Luxury accommodations, not bad for about $25 USD.

So we spend the day exploring the town, went to the market and took pictures in a few shops. Here is a shoe shop, sandals are pretty popular here. 

These are made out of recycled tires. 

We went for a walk across the suspension bridge and hiked up the small mountain you see for a view of the city. 

A pretty impressive little town from above. 

Common construction, stone, mud, wood. 

Nice looking cow. 

This is an ant hill. It’s great to have Jean along with us because he knows a lot about agriculture and animals. He said these ant hills are so hard they damage the plows in the fields and cause problems. 

Back in town we look at some of the construction techniques. We saw this many places in Bolivia, it must work. 

This picture was in the hotel. Must be the same (famous?) artist that painted the bus.
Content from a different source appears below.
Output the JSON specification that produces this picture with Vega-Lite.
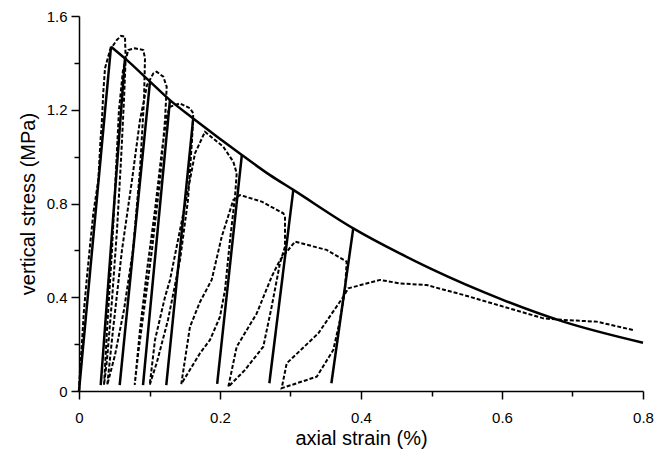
{
  "$schema": "https://vega.github.io/schema/vega-lite/v6.json",
  "autosize": "none",
  "width": 564,
  "height": 375,
  "padding": {"left": 79, "top": 16, "right": 16, "bottom": 68},
  "background": "white",
  "config": {
    "view": {"stroke": null},
    "axis": {
      "grid": false,
      "domainColor": "black",
      "domainWidth": 1.5,
      "tickColor": "black",
      "tickWidth": 1.5,
      "labelFont": "Liberation Sans",
      "titleFont": "Liberation Sans",
      "labelColor": "black",
      "titleColor": "black",
      "titleFontWeight": "normal",
      "labelFontSize": 15,
      "titleFontSize": 20
    }
  },
  "datasets": {
    "env": [
      {"x": 0.0454, "y": 1.469}, {"x": 0.0652, "y": 1.419}, {"x": 0.1007, "y": 1.320},
      {"x": 0.129, "y": 1.241}, {"x": 0.162, "y": 1.163}, {"x": 0.231, "y": 1.007},
      {"x": 0.271, "y": 0.921}, {"x": 0.304, "y": 0.858}, {"x": 0.389, "y": 0.694},
      {"x": 0.455, "y": 0.587}, {"x": 0.498, "y": 0.523}, {"x": 0.602, "y": 0.388},
      {"x": 0.687, "y": 0.296}, {"x": 0.800, "y": 0.206}
    ],
    "seg": [
      {"s": 0, "x": 0, "y": 0}, {"s": 0, "x": 0.0454, "y": 1.469},
      {"s": 1, "x": 0.0652, "y": 1.419}, {"s": 1, "x": 0.0308, "y": 0.025},
      {"s": 2, "x": 0.1007, "y": 1.320}, {"s": 2, "x": 0.0577, "y": 0.025},
      {"s": 3, "x": 0.129, "y": 1.241}, {"s": 3, "x": 0.0908, "y": 0.025},
      {"s": 4, "x": 0.162, "y": 1.163}, {"s": 4, "x": 0.1238, "y": 0.025},
      {"s": 5, "x": 0.231, "y": 1.007}, {"s": 5, "x": 0.196, "y": 0.03},
      {"s": 6, "x": 0.304, "y": 0.858}, {"s": 6, "x": 0.270, "y": 0.033},
      {"s": 7, "x": 0.389, "y": 0.694}, {"s": 7, "x": 0.358, "y": 0.033}
    ],
    "exp": [
      {"i": 1, "x": 0, "y": 0}, {"i": 2, "x": 0.0014, "y": 0.09}, {"i": 3, "x": 0.0038, "y": 0.189},
      {"i": 4, "x": 0.0071, "y": 0.346}, {"i": 5, "x": 0.0109, "y": 0.474}, {"i": 6, "x": 0.0156, "y": 0.619},
      {"i": 7, "x": 0.0203, "y": 0.758}, {"i": 8, "x": 0.0274, "y": 0.900}, {"i": 9, "x": 0.0305, "y": 1.071},
      {"i": 10, "x": 0.0322, "y": 1.135}, {"i": 11, "x": 0.0345, "y": 1.277}, {"i": 12, "x": 0.0369, "y": 1.377},
      {"i": 13, "x": 0.044, "y": 1.455}, {"i": 14, "x": 0.0535, "y": 1.497}, {"i": 15, "x": 0.0596, "y": 1.515},
      {"i": 16, "x": 0.0652, "y": 1.512}, {"i": 17, "x": 0.0662, "y": 1.419},
      {"i": 18, "x": 0.0638, "y": 1.241}, {"i": 19, "x": 0.0596, "y": 0.986}, {"i": 20, "x": 0.0539, "y": 0.687},
      {"i": 21, "x": 0.0468, "y": 0.388}, {"i": 22, "x": 0.0397, "y": 0.132}, {"i": 23, "x": 0.0355, "y": 0.026},
      {"i": 24, "x": 0.0397, "y": 0.260}, {"i": 25, "x": 0.0468, "y": 0.602}, {"i": 26, "x": 0.0525, "y": 0.943},
      {"i": 27, "x": 0.0567, "y": 1.199}, {"i": 28, "x": 0.0624, "y": 1.369}, {"i": 29, "x": 0.0699, "y": 1.455},
      {"i": 30, "x": 0.0794, "y": 1.462}, {"i": 31, "x": 0.0912, "y": 1.455}, {"i": 32, "x": 0.0936, "y": 1.419},
      {"i": 33, "x": 0.0922, "y": 1.241}, {"i": 34, "x": 0.0865, "y": 0.943}, {"i": 35, "x": 0.0766, "y": 0.602},
      {"i": 36, "x": 0.0638, "y": 0.346}, {"i": 37, "x": 0.0511, "y": 0.154}, {"i": 38, "x": 0.0401, "y": 0.026},
      {"i": 39, "x": 0.0482, "y": 0.260}, {"i": 40, "x": 0.061, "y": 0.602}, {"i": 41, "x": 0.0752, "y": 0.900},
      {"i": 42, "x": 0.0865, "y": 1.156}, {"i": 43, "x": 0.0965, "y": 1.305}, {"i": 44, "x": 0.1054, "y": 1.355},
      {"i": 45, "x": 0.1102, "y": 1.362}, {"i": 46, "x": 0.1196, "y": 1.341}, {"i": 47, "x": 0.1244, "y": 1.298},
      {"i": 48, "x": 0.122, "y": 1.156}, {"i": 49, "x": 0.1149, "y": 0.900}, {"i": 50, "x": 0.1035, "y": 0.602},
      {"i": 51, "x": 0.0922, "y": 0.346}, {"i": 52, "x": 0.0837, "y": 0.154}, {"i": 53, "x": 0.079, "y": 0.026},
      {"i": 54, "x": 0.0865, "y": 0.260}, {"i": 55, "x": 0.0965, "y": 0.516}, {"i": 56, "x": 0.1078, "y": 0.772},
      {"i": 57, "x": 0.1177, "y": 1.028}, {"i": 58, "x": 0.1248, "y": 1.177}, {"i": 59, "x": 0.1291, "y": 1.213},
      {"i": 60, "x": 0.1433, "y": 1.227}, {"i": 61, "x": 0.1574, "y": 1.206}, {"i": 62, "x": 0.1621, "y": 1.185},
      {"i": 63, "x": 0.1603, "y": 1.071}, {"i": 64, "x": 0.1546, "y": 0.815}, {"i": 65, "x": 0.1433, "y": 0.559},
      {"i": 66, "x": 0.1262, "y": 0.303}, {"i": 67, "x": 0.1106, "y": 0.124}, {"i": 68, "x": 0.1003, "y": 0.026},
      {"i": 69, "x": 0.1078, "y": 0.218}, {"i": 70, "x": 0.122, "y": 0.401}, {"i": 71, "x": 0.1291, "y": 0.474},
      {"i": 72, "x": 0.1433, "y": 0.687}, {"i": 73, "x": 0.1574, "y": 0.900}, {"i": 74, "x": 0.1645, "y": 1.014},
      {"i": 75, "x": 0.1787, "y": 1.106}, {"i": 76, "x": 0.2047, "y": 1.042}, {"i": 77, "x": 0.2189, "y": 0.978},
      {"i": 78, "x": 0.2237, "y": 0.929},
      {"i": 79, "x": 0.2213, "y": 0.829}, {"i": 80, "x": 0.2142, "y": 0.644}, {"i": 81, "x": 0.2071, "y": 0.431},
      {"i": 82, "x": 0.2, "y": 0.317}, {"i": 83, "x": 0.1858, "y": 0.218}, {"i": 84, "x": 0.1716, "y": 0.161},
      {"i": 85, "x": 0.1451, "y": 0.030},
      {"i": 86, "x": 0.1574, "y": 0.274}, {"i": 87, "x": 0.1716, "y": 0.380}, {"i": 88, "x": 0.1882, "y": 0.474},
      {"i": 89, "x": 0.2024, "y": 0.658}, {"i": 90, "x": 0.2189, "y": 0.815}, {"i": 91, "x": 0.2284, "y": 0.836},
      {"i": 92, "x": 0.2591, "y": 0.808}, {"i": 93, "x": 0.2898, "y": 0.758}, {"i": 94, "x": 0.2922, "y": 0.744},
      {"i": 95, "x": 0.2922, "y": 0.616}, {"i": 96, "x": 0.2851, "y": 0.546}, {"i": 97, "x": 0.2733, "y": 0.360},
      {"i": 98, "x": 0.2614, "y": 0.189}, {"i": 99, "x": 0.2355, "y": 0.090}, {"i": 100, "x": 0.2118, "y": 0.018},
      {"i": 101, "x": 0.2237, "y": 0.189}, {"i": 102, "x": 0.2521, "y": 0.331}, {"i": 103, "x": 0.2733, "y": 0.488},
      {"i": 104, "x": 0.2851, "y": 0.559}, {"i": 105, "x": 0.3064, "y": 0.637}, {"i": 106, "x": 0.3513, "y": 0.602},
      {"i": 107, "x": 0.3797, "y": 0.552},
      {"i": 108, "x": 0.3773, "y": 0.431}, {"i": 109, "x": 0.3702, "y": 0.303}, {"i": 110, "x": 0.3607, "y": 0.175},
      {"i": 111, "x": 0.3372, "y": 0.061}, {"i": 112, "x": 0.2875, "y": 0.012},
      {"i": 113, "x": 0.2946, "y": 0.118}, {"i": 114, "x": 0.3394, "y": 0.246}, {"i": 115, "x": 0.3749, "y": 0.402},
      {"i": 116, "x": 0.382, "y": 0.438}, {"i": 117, "x": 0.427, "y": 0.474}, {"i": 118, "x": 0.4553, "y": 0.459},
      {"i": 119, "x": 0.4932, "y": 0.452}, {"i": 120, "x": 0.5451, "y": 0.410}, {"i": 121, "x": 0.6018, "y": 0.360},
      {"i": 122, "x": 0.6586, "y": 0.310}, {"i": 123, "x": 0.687, "y": 0.303}, {"i": 124, "x": 0.7343, "y": 0.296},
      {"i": 125, "x": 0.7863, "y": 0.260}
    ]
  },
  "encoding": {
    "x": {
      "field": "x", "type": "quantitative",
      "scale": {"domain": [0, 0.8], "nice": false, "zero": false},
      "axis": {
        "title": "axial strain (%)",
        "values": [0, 0.1, 0.2, 0.3, 0.4, 0.5, 0.6, 0.7, 0.8],
        "labelExpr": "round(datum.value*10)%2==0 ? (datum.value==0 ? '0' : format(datum.value,'.1f')) : ''",
        "tickSize": {"condition": {"test": "round(datum.value*10)%2==0", "value": 8}, "value": 5},
        "labelPadding": 11,
        "titlePadding": 3,
        "labelFlush": false,
        "labelOverlap": false
      }
    },
    "y": {
      "field": "y", "type": "quantitative",
      "scale": {"domain": [0, 1.6], "nice": false, "zero": false},
      "axis": {
        "title": "vertical stress (MPa)",
        "values": [0, 0.2, 0.4, 0.6, 0.8, 1.0, 1.2, 1.4, 1.6],
        "labelExpr": "round(datum.value*10)%4==0 ? (datum.value==0 ? '0' : format(datum.value,'.1f')) : ''",
        "tickSize": {"condition": {"test": "round(datum.value*10)%4==0", "value": 8}, "value": 5},
        "labelPadding": 4,
        "titlePadding": 8,
        "labelFlush": false,
        "labelOverlap": false
      }
    }
  },
  "layer": [
    {
      "data": {"name": "exp"},
      "mark": {"type": "line", "color": "black", "strokeWidth": 2, "strokeDash": [4, 2]},
      "encoding": {"order": {"field": "i", "type": "quantitative"}}
    },
    {
      "data": {"name": "seg"},
      "mark": {"type": "line", "color": "black", "strokeWidth": 2.5},
      "encoding": {"detail": {"field": "s", "type": "nominal"}}
    },
    {
      "data": {"name": "env"},
      "mark": {"type": "line", "color": "black", "strokeWidth": 2.5, "interpolate": "monotone"},
      "encoding": {}
    }
  ]
}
I’ll stop all the excitement here. The next few days were true adventure as we connect with the ghost of “Che”.

Thanks for following

Donn and Deby

3 thoughts on “Back Roads of Bolivia

  1. Buena ….! Its nice when you don’t have to search for accommodations at the end of the day … I remember the ‘transplants’ in Chile and Peru … was always interesting talking to them … those that were there many many years couldn’t speak their native language too well or Spanish either …. But when they spoke .. there was always wisdom/ depth in their words .. . Have to confess I’ve been looking at some other biker blogs too … Have fun … que se divierten!